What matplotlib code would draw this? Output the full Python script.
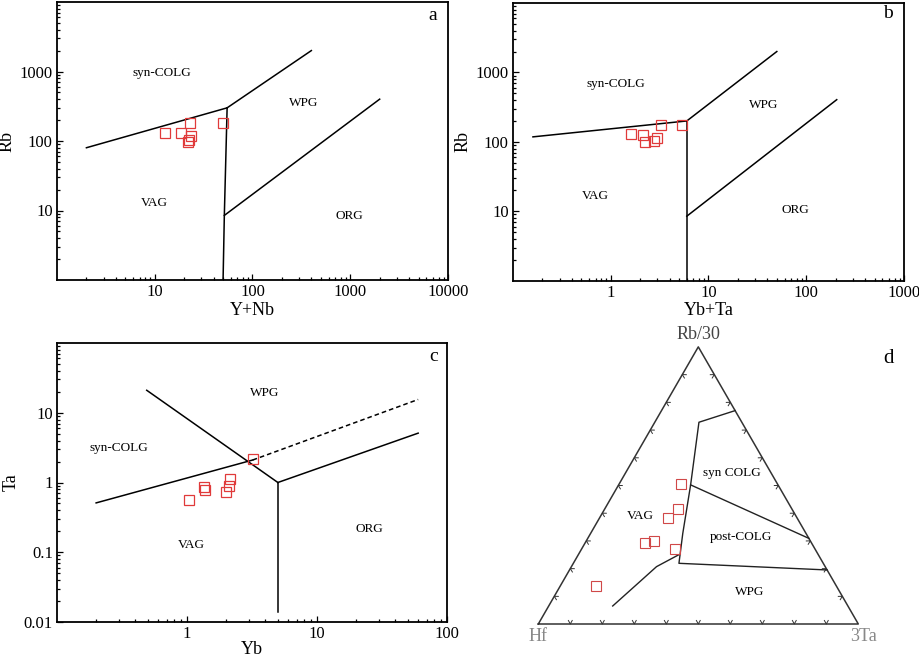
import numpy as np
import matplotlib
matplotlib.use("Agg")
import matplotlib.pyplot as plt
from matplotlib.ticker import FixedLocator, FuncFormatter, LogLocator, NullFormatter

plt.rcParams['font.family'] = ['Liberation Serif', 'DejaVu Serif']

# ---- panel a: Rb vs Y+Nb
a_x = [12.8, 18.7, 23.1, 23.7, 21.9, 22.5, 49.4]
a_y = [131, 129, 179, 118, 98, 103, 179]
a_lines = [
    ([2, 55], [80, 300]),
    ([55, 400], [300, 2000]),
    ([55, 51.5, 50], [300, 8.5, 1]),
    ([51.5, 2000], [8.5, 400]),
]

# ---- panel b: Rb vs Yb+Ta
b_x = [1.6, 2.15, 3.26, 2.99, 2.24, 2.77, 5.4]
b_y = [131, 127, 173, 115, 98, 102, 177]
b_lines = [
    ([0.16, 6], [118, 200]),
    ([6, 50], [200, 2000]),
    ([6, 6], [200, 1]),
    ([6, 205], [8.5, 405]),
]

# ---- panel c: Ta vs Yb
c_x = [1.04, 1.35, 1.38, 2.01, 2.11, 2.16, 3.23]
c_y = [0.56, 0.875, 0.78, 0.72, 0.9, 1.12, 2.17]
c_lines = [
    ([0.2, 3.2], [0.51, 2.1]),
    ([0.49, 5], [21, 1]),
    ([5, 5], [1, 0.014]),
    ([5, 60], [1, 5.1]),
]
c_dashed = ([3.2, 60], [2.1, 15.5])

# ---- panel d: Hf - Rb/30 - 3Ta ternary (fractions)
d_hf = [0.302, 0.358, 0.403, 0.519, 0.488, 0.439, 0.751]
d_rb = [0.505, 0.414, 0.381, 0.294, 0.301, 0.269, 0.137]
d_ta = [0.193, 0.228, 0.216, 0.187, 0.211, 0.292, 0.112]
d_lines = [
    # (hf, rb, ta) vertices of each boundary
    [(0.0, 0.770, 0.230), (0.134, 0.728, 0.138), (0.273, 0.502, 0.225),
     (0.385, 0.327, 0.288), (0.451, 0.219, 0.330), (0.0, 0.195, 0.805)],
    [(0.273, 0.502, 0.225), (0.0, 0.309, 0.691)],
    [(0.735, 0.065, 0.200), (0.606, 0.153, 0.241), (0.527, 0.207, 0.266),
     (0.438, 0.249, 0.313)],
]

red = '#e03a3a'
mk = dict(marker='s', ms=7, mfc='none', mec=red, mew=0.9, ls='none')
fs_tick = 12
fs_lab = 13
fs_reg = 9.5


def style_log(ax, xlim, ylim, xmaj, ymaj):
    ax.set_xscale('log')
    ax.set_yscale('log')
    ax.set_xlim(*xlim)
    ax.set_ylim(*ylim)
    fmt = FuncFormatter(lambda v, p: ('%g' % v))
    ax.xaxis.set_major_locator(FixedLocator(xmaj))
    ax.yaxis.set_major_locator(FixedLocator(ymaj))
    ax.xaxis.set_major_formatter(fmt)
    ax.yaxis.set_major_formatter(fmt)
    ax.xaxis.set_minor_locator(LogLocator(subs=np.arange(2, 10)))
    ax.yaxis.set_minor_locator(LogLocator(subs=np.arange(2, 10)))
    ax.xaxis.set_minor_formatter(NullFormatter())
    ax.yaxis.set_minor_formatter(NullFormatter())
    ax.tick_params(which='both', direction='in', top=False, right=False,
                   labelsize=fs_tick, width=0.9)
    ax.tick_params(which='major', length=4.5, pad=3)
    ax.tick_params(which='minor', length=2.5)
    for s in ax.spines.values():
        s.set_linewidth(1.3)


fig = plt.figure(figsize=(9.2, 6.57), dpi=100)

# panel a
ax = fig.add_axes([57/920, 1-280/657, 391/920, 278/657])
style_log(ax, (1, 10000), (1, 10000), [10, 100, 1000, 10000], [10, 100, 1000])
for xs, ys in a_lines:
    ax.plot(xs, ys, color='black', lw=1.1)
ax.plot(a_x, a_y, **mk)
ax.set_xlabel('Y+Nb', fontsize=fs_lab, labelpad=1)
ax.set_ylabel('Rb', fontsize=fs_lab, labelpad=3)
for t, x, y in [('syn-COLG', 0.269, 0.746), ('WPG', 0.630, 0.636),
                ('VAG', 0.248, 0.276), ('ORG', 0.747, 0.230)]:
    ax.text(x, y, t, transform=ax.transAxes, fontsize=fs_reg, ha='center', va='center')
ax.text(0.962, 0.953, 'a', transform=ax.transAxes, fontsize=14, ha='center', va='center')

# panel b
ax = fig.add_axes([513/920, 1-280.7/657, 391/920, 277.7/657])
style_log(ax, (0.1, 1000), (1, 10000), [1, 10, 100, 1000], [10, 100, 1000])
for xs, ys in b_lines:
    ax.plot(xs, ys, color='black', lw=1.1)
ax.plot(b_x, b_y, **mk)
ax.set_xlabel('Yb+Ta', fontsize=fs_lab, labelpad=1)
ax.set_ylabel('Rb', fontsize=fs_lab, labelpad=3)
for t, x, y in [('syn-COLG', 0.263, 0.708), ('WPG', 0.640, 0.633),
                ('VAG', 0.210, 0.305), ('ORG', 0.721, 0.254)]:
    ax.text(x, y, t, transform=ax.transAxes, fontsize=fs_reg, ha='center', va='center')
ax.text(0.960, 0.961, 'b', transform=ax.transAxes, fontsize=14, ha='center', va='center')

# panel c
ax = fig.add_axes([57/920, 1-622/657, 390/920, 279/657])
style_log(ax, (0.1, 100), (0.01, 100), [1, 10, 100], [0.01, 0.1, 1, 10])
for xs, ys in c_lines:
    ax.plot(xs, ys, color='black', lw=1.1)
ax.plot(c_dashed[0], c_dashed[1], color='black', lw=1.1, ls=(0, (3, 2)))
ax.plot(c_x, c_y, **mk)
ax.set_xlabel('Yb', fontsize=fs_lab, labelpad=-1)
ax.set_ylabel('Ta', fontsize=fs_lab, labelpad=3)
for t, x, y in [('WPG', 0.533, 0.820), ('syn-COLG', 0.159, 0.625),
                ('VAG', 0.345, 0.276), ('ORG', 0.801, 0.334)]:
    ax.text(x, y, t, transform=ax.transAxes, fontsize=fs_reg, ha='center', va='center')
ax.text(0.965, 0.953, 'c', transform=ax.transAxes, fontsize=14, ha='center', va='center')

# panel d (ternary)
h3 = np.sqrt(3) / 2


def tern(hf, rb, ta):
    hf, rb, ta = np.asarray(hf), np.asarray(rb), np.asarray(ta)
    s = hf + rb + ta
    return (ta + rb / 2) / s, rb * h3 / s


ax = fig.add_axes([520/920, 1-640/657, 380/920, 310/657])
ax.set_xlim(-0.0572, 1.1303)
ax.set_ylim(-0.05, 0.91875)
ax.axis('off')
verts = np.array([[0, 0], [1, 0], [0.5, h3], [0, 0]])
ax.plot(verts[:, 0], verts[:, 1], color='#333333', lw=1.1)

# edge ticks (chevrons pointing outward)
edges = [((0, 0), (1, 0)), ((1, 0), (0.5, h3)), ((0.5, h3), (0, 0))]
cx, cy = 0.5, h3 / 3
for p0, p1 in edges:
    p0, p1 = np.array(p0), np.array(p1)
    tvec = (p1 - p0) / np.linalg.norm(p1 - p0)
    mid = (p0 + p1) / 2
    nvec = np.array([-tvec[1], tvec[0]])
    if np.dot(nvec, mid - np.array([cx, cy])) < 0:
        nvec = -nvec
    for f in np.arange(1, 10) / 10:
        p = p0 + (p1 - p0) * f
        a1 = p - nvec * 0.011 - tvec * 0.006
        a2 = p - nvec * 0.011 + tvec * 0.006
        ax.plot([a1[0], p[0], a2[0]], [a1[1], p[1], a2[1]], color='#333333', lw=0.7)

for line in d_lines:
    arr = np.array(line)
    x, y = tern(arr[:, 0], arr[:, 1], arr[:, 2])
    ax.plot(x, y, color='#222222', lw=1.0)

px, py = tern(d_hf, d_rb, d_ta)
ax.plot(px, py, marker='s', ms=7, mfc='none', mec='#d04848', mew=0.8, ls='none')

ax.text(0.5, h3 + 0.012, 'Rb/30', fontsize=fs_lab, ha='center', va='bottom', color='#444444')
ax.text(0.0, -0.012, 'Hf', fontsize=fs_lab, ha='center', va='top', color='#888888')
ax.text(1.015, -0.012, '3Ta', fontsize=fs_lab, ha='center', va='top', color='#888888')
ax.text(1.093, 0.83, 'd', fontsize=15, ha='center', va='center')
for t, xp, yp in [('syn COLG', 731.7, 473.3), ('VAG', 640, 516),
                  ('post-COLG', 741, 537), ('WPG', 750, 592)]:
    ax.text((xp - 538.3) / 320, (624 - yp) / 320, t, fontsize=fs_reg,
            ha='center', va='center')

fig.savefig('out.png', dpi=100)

********************

Repeat exactly and only the lines from the start of the data above through the line that holds "plt.rcParams['font.family'] = ['Liberation", inclusive. Pictures do not belong in the copy.

FINISHED TASK:
What matplotlib code would draw this? Output the full Python script.
import numpy as np
import matplotlib
matplotlib.use("Agg")
import matplotlib.pyplot as plt
from matplotlib.ticker import FixedLocator, FuncFormatter, LogLocator, NullFormatter

plt.rcParams['font.family'] = ['Liberation Serif', 'DejaVu Serif']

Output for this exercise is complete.